→ Instructions to follow: Leave out the pictures and retype only the lines from the opening line to the line that holds "L70,258 Q70,254 74,251", both ends included.

→ Dataset extract:
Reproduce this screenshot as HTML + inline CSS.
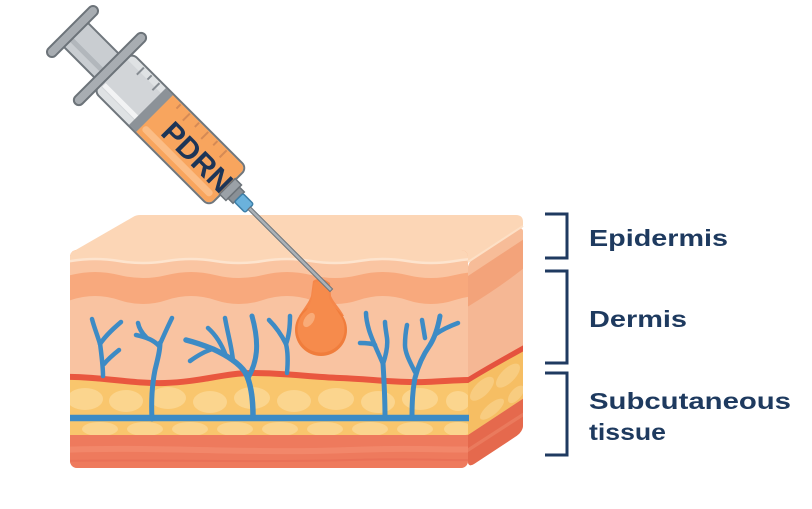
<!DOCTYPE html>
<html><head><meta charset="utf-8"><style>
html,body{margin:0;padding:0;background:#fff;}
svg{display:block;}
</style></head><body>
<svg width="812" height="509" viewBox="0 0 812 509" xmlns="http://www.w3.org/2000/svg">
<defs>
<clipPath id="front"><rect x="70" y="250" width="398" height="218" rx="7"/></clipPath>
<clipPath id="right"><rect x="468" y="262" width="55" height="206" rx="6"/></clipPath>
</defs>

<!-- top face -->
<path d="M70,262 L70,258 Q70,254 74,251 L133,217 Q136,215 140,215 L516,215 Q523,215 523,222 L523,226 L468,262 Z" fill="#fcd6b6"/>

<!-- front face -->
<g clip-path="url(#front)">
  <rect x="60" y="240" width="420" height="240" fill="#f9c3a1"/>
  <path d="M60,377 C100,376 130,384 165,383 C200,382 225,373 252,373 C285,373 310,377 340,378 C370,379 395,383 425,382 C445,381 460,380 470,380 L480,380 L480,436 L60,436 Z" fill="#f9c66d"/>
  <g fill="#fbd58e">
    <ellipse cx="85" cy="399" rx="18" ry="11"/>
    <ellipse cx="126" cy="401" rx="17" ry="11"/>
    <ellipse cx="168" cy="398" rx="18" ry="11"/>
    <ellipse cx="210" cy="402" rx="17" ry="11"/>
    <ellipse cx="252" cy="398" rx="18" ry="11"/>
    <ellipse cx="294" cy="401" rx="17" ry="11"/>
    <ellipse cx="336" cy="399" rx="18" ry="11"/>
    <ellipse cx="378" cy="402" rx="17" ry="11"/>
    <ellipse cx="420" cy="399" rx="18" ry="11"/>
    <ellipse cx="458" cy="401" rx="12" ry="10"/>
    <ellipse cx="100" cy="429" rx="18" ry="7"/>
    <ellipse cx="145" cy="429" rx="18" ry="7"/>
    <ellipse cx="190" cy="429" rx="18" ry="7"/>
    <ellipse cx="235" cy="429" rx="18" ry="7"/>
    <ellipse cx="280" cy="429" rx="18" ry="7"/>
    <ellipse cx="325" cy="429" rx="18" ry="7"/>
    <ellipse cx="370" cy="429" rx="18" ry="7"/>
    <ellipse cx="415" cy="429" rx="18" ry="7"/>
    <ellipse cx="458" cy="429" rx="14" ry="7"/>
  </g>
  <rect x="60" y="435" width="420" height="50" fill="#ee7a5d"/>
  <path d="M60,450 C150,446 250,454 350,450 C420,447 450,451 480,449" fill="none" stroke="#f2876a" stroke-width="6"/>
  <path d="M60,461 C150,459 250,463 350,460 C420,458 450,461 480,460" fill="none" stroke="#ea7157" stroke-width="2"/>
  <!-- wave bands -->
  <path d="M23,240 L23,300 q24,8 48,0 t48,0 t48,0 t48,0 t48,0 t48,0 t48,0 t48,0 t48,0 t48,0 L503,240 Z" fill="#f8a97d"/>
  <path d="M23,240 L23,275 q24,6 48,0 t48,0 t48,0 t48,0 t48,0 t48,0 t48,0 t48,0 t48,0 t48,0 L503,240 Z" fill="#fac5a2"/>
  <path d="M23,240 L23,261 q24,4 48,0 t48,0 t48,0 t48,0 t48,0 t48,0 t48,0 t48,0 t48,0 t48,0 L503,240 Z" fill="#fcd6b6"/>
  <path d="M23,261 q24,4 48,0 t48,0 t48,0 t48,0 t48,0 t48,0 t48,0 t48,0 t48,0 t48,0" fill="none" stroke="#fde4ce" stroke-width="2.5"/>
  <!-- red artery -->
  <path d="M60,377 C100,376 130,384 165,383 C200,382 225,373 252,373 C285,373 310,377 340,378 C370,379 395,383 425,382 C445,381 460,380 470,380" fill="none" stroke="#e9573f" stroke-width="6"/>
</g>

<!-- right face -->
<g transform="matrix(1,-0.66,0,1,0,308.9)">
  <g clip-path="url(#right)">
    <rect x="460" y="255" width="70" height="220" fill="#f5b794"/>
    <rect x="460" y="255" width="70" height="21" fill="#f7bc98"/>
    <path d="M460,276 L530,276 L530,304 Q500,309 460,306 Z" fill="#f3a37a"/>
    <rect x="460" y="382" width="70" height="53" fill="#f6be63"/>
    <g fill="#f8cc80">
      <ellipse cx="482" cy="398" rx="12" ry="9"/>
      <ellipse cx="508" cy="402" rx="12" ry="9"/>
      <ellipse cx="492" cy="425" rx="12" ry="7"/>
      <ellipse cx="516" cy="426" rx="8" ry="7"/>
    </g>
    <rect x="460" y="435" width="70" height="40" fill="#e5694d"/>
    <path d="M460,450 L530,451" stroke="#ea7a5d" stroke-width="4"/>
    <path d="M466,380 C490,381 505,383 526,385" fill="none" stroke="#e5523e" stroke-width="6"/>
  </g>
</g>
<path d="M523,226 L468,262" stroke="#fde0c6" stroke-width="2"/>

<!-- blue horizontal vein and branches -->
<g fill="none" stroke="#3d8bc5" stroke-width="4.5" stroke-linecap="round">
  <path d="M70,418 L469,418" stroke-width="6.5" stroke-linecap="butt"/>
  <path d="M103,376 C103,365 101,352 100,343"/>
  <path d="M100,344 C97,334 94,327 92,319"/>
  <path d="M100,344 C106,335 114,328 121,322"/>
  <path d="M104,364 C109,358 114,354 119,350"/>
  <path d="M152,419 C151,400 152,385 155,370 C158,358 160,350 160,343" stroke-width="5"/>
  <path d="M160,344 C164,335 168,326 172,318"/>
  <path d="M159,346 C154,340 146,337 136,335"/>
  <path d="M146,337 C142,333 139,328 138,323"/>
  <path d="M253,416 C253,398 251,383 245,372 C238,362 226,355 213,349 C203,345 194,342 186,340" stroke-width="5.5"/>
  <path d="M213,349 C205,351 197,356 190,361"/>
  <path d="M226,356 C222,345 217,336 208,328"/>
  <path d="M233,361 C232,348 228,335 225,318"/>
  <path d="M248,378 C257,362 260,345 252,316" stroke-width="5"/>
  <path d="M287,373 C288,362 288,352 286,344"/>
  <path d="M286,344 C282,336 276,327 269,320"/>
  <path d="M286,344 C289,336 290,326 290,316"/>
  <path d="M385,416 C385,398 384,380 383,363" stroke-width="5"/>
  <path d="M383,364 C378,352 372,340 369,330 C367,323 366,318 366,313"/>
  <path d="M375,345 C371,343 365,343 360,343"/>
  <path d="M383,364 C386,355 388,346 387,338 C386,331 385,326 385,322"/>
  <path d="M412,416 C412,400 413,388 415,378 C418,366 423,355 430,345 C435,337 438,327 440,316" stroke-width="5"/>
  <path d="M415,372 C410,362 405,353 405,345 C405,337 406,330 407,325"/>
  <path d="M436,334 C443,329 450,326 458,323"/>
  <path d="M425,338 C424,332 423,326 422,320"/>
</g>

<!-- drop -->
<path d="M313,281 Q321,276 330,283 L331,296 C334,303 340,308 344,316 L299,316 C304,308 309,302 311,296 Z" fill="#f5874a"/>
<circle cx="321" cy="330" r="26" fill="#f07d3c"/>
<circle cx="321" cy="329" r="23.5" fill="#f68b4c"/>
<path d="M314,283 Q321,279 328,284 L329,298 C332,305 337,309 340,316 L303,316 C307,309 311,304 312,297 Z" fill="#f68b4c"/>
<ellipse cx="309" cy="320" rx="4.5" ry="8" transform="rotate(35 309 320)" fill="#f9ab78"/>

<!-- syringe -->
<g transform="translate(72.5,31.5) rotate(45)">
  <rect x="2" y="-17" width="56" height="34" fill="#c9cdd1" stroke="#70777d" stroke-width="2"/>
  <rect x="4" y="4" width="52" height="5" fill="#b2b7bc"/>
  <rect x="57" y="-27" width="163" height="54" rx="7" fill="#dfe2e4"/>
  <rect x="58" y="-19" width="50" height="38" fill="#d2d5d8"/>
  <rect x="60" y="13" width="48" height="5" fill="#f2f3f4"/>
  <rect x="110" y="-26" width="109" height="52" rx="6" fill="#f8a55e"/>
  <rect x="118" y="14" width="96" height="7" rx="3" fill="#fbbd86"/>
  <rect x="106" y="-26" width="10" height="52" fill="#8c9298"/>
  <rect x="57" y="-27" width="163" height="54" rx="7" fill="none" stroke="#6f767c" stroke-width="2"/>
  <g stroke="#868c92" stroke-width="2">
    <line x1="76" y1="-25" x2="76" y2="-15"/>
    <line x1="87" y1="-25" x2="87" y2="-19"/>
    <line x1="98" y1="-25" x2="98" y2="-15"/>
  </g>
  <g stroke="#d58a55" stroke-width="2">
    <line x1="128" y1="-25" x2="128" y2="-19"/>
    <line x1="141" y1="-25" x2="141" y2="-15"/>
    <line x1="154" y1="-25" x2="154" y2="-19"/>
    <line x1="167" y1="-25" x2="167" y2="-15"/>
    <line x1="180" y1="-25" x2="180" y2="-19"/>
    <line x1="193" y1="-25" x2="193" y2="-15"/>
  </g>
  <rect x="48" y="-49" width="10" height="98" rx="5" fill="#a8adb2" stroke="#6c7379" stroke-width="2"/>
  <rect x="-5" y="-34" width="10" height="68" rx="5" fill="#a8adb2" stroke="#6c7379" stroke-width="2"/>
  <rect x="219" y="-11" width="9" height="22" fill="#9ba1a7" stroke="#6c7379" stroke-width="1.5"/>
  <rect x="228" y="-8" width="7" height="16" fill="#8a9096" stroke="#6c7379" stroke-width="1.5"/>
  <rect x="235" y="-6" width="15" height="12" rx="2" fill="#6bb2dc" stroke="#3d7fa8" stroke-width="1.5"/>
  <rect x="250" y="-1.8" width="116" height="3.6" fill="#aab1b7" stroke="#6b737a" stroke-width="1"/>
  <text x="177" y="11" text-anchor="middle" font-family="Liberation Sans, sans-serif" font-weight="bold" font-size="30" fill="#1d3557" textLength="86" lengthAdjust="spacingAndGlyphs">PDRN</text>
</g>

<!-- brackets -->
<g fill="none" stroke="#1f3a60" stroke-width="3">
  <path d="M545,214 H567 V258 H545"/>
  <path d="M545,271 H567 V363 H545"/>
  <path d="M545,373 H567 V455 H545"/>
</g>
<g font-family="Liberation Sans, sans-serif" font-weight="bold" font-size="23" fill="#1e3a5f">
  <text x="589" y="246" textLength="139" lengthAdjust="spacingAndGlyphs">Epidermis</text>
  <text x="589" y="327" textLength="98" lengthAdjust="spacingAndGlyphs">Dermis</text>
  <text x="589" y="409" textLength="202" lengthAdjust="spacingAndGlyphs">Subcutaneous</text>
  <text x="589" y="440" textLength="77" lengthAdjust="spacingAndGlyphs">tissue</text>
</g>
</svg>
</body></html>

→ Solution for this exercise:
Reproduce this screenshot as HTML + inline CSS.
<!DOCTYPE html>
<html><head><meta charset="utf-8"><style>
html,body{margin:0;padding:0;background:#fff;}
svg{display:block;}
</style></head><body>
<svg width="812" height="509" viewBox="0 0 812 509" xmlns="http://www.w3.org/2000/svg">
<defs>
<clipPath id="front"><rect x="70" y="250" width="398" height="218" rx="7"/></clipPath>
<clipPath id="right"><rect x="468" y="262" width="55" height="206" rx="6"/></clipPath>
</defs>

<!-- top face -->
<path d="M70,262 L70,258 Q70,254 74,251 L133,217 Q136,215 140,215 L516,215 Q523,215 523,222 L523,226 L468,262 Z" fill="#fcd6b6"/>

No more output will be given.